その一方でPBLは、ずっとあの頃の風景に留まっているようだった。ライブは続けているけどなぜか作品をリリースしない。デビューしたころの彼らが本気だったのはよく知っている。わざわざメンバー4人で大阪から上京してきて、音楽のために生活を捧げていた。ファースト・アルバム『ベッドフォンタウン』(2006年2月発売)は各音楽誌から賛辞を送られ、同世代の中でも特筆して将来を有望視されていた。嫉妬してしまうくらい音楽的な才能も表現欲求も充実していたのに、その夏にセカンド・アルバムを作るといってライブ活動を一時休止したまま、「セカンド・アルバム」は未だに発表されていないのだ。なぜ立ち止まってしまったのか。翌年からライブ活動は再開したのに、それでもなぜ前に進もうとしないのか。怠惰なのか、虎視眈々と機をうかがっているのかわからない。

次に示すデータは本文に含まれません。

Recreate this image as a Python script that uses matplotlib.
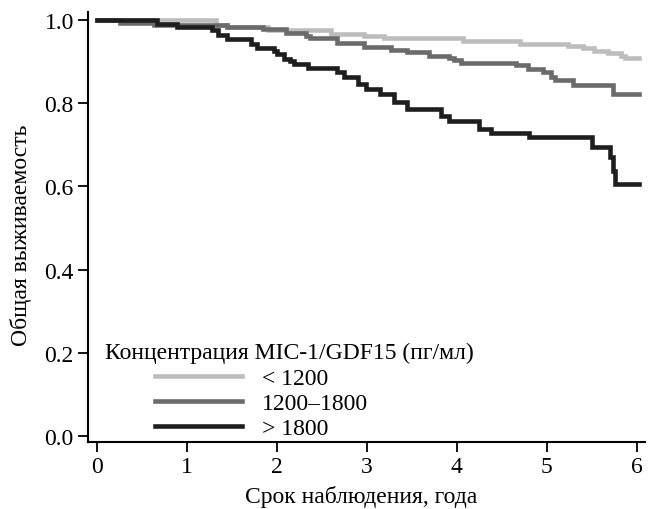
import matplotlib
matplotlib.use("Agg")
from matplotlib import pyplot as plt

# Kaplan-Meier steps (years, survival)
t_low = [0, 1.32, 1.45, 1.9, 2.6, 2.97, 3.19, 4.07, 4.70, 5.24, 5.40, 5.53, 5.68, 5.83, 5.87, 6.02]
s_low = [1.0, 0.988, 0.982, 0.975, 0.965, 0.962, 0.956, 0.948, 0.942, 0.938, 0.932, 0.926, 0.920, 0.914, 0.907, 0.907]

t_mid = [0, 0.25, 0.63, 1.45, 1.85, 2.1, 2.32, 2.37, 2.67, 2.97, 3.27, 3.45, 3.69, 3.91, 3.97,
         4.05, 4.66, 4.79, 4.96, 5.05, 5.09, 5.29, 5.74, 6.02]
s_mid = [1.0, 0.991, 0.988, 0.982, 0.977, 0.969, 0.961, 0.955, 0.943, 0.935, 0.928, 0.922, 0.914, 0.908, 0.903,
         0.896, 0.891, 0.882, 0.874, 0.862, 0.855, 0.843, 0.822, 0.822]

t_high = [0, 0.67, 0.89, 1.28, 1.35, 1.45, 1.71, 1.78, 1.97, 2.0, 2.08, 2.15, 2.19, 2.35, 2.67, 2.75,
          2.9, 2.99, 3.15, 3.30, 3.45, 3.82, 3.91, 4.25, 4.38, 4.80, 5.5, 5.70, 5.74, 5.76, 6.02]
s_high = [1.0, 0.990, 0.983, 0.975, 0.963, 0.953, 0.941, 0.931, 0.925, 0.917, 0.905, 0.900, 0.894, 0.883, 0.874, 0.862,
          0.846, 0.834, 0.822, 0.802, 0.786, 0.770, 0.758, 0.738, 0.728, 0.718, 0.695, 0.670, 0.638, 0.607, 0.607]

labels = ["< 1200", "1200\u20131800", "> 1800"]
colors = ["#bdbdbd", "#6b6b6b", "#1e1e1e"]
x_ticks = [0, 1, 2, 3, 4, 5, 6]
y_ticks = [0.0, 0.2, 0.4, 0.6, 0.8, 1.0]

plt.rcParams["font.family"] = ["Liberation Serif", "DejaVu Serif"]

fig = plt.figure(figsize=(6.5, 5.1), dpi=100)
ax = fig.add_axes([0.135, 0.1314, 0.857, 0.8431])

for t, s, lab, col in zip([t_low, t_mid, t_high], [s_low, s_mid, s_high], labels, colors):
    ax.step(t, s, where="post", color=col, lw=3.3, label=lab, solid_joinstyle="miter")

ax.set_xlim(-0.103, 6.09)
ax.set_ylim(-0.0132, 1.0185)
ax.set_xticks(x_ticks)
ax.set_yticks(y_ticks)
ax.set_yticklabels(["%.1f" % v for v in y_ticks])
for side in ["top", "right"]:
    ax.spines[side].set_visible(False)
for side in ["left", "bottom"]:
    ax.spines[side].set_linewidth(1.5)
ax.tick_params(direction="out", length=7, width=1.3, labelsize=17, pad=3)

ax.set_xlabel("Срок наблюдения, года", fontsize=17, labelpad=6, x=0.491)
ax.set_ylabel("Общая выживаемость", fontsize=17, labelpad=9, y=0.484)

ax.text(0.031, 0.195, "Концентрация MIC-1/GDF15 (пг/мл)", transform=ax.transAxes,
        fontsize=17, va="baseline", ha="left")
ax.legend(loc="center left", bbox_to_anchor=(0.121, 0.09), frameon=False, fontsize=17,
          handlelength=3.68, handletextpad=0.85, labelspacing=0.14, borderpad=0, borderaxespad=0)

fig.savefig("out.png", dpi=100)
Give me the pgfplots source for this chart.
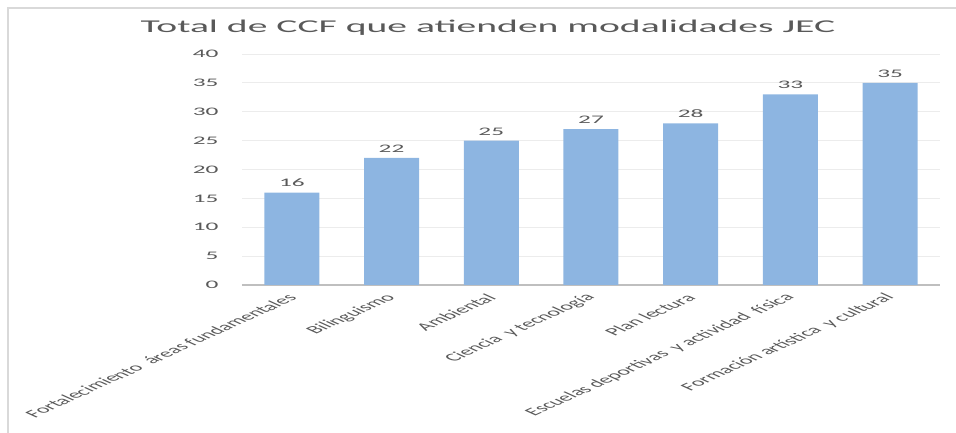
\documentclass[border=0pt]{standalone}
\usepackage{pgfplots}
\pgfplotsset{compat=1.18}
\usepackage{fontspec}
\setmainfont{Carlito}
\definecolor{barblue}{RGB}{141,181,225}
\definecolor{txt}{RGB}{89,89,89}
\definecolor{gridc}{RGB}{236,236,236}
\definecolor{axisgray}{RGB}{191,191,191}
\definecolor{framec}{RGB}{217,217,217}
\begin{document}
\begin{tikzpicture}
\useasboundingbox (-242pt,-148pt) rectangle (714pt,285pt);
\draw[framec, line width=1.2pt] (-234pt,-148pt) -- (-234pt,277pt) -- (714pt,277pt);
\node[text=txt, font=\fontsize{18}{20}\selectfont, xscale=2.2] at (246pt,257pt) {Total de CCF que atienden modalidades JEC};
\begin{axis}[
  at={(0pt,0pt)}, anchor=south west,
  scale only axis, width=698pt, height=231pt,
  xmin=-0.5, xmax=6.5, ymin=0, ymax=40,
  ytick={0,5,...,40},
  xtick=data,
  xticklabels={Fortalecimiento\ \ áreas fundamentales, Bilinguismo, Ambiental, Ciencia\ \ y tecnología, Plan lectura, Escuelas deportivas\ \ y actividad\ \ física, Formación artística\ \ y cultural},
  axis x line=bottom, axis y line=left,
  x axis line style={draw=axisgray, line width=1.5pt, -},
  y axis line style={draw=none},
  tick style={draw=none},
  ymajorgrids, grid style={gridc, line width=0.8pt},
  /pgf/number format/assume math mode=true,
  yticklabel style={font=\fontsize{11.5}{13}\selectfont, text=txt, anchor=east, inner sep=0pt, xshift=-21pt, xscale=2.2},
  xticklabel style={font=\fontsize{11}{13}\selectfont, text=txt, anchor=east, inner sep=1pt, yshift=-6pt, xshift=2pt, xscale=2.2, rotate=45},
  ybar, bar width=55pt,
  nodes near coords,
  nodes near coords style={font=\fontsize{11.5}{13}\selectfont, text=txt, anchor=south, yshift=2pt, xscale=2.2},
]
\addplot[fill=barblue, draw=none] coordinates {(0,16) (1,22) (2,25) (3,27) (4,28) (5,33) (6,35)};
\end{axis}
\end{tikzpicture}
\end{document}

その間は電話をかけてきた当のマネージャーだって、「あいつらのことはしばらく放っておく」と言っていたのをよく覚えている。
いろんなバンドを見てきたり、CINRAを学生のころからやってきて思うのだけど、若者が複数人で集まり何かを成そうというのは、大抵失敗に終わるものだ。それぞれやりたいことはあるけど方向性がバラバラだったり、遊び半分だから重要な時に行動力を欠いたり、理由はさまざまだけど、PBLもきっとそういう落とし穴のどれかにはまってしまったんだろうと思っていた。
電話口でマネージャーはこう言った。「この5年間よく解散せずに続けてきたなって思うけど、それくらい音楽に賭けるものがあいつらの中にはあるんだよ。そしてようやくまた動き始めた。逆に柏井くんは音楽をやめてメディアを作った。そういうひとに、今のあいつらをちゃんと見てもらいたんだ」。10分程度の電話だけど、マネージャーの熱い想いはたしかに伝わってきていた。
ぼくは、ナカノヨウスケというボーカルの個性は、本物だと思っていた。哀楽の極みを感じ取らずには生きていけないような、傷つくのもおかまい無しに常に心を躍らせて、魂をすり減らしながらも歌わずにはいられない、そういうボーカルだった。ニコニコしながら歌っているのに、どこか痛々しさもあって、目が離せないまま魅了される。そんな彼の優しくて艶やかな歌声に、何度も心を奪われてきた。だからとにかく、PBLの10周年記念ライブを見に行ったのだ。